FAPESP closes 2004 with a surplus higher than R$ 98 million and starts off 2005 with financial liquidity of R$ 178. 2 million

This year promises to be even better for research in the State of Sao Paulo. FAPESP closed last year’s accounts with a R$ 703.6 million in cash, 7.95% higher than the initially forecast goal. Discounting the investments already ongoing, of short and long term – grants, scholarships, payments to suppliers and provisions -, the Foundation started off the year with a liquid financial patrimony of R$ 178.2 million, 52% higher than that registered in 2004. The good news is that these numbers have resulted in a surplus higher than R$ 98 million for the past year and show that the financial rebalancing has been consolidated. “We’re prepared to invest in special projects and in innovation, to go out of the routine and even to confront eventual adversities”, says Joaquim J. de Camargo Engler, FAPESP’s administrative director.

The assets recovery had already had a positive impact on the budget of the previous year: an income initially forecast at R$ 447 million during 2004, which grew by 16%, reaching the value of R$ 520 million. Of this total, the Foundation’s own resources represented R$ 121. 9 million, something around 24%. The Foundation’s own income is principally made up of financial investments and real estate income. Throughout 2004, the real estate income achieved a surprising performance, 17.49% above that forecast,  and the various incomes – such as reimbursement from the domain registration, income from patents and reciprocal scholarships – also considerably surpassed expectations.

Financial stability
Last year the transfers from the State Treasury – relating to 1% of the tax income of the State of Sao Paulo – were also some 11.27% higher than the initial estimates. As well, the contributions from the federal government reached R$ 20.8 million, almost half of them relating to resources for the Support for Research in Companies Program (Pappe), of the Ministry of Science and Technology  and for the financing of phase III of the Small Business Innovation Research (PIPE) program. These positive results, as a group, allowed the Foundation to support, along the lines of research scholarships, all of the merit projects that had been presented and to guarantee a fine ongoing surplus.

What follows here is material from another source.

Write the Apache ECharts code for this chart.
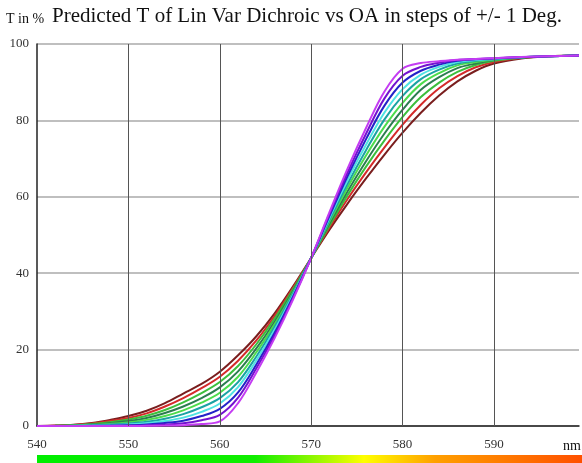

During 2004 FAPESP’s investments reached R$ 421 million. Of this total, 96% were destined to the financing of grants, scholarships, special support programs and technological innovation. The participation of the expenditure with grants tied in with the Foundation’s investments in similar activities – grants, scholarships special programs and technological innovation – represented 34.7%, a percentage that has remained stable over the last few years.

The financial resources invested in the regular line of research and thematic projects summed to a total of R$ 167.8 million, 42.6% of the investments in similar activities. The special programs took up some R$ 35.4 million, which represented 9% of the investments. For the programs on technological innovation – among them  the Genome, Biota, Partnership for Technological Innovation (PITE) and the PIPE – the Foundation destined R$ 53.8 million, or that is to say, 13.7% of the investments. The initial budget forecast for 2005 is some R$ 487.3 million. The good performance of the São Paulo economy, allied to the fine administration of the Foundation’s assets, will permit making even more advances in research within the State.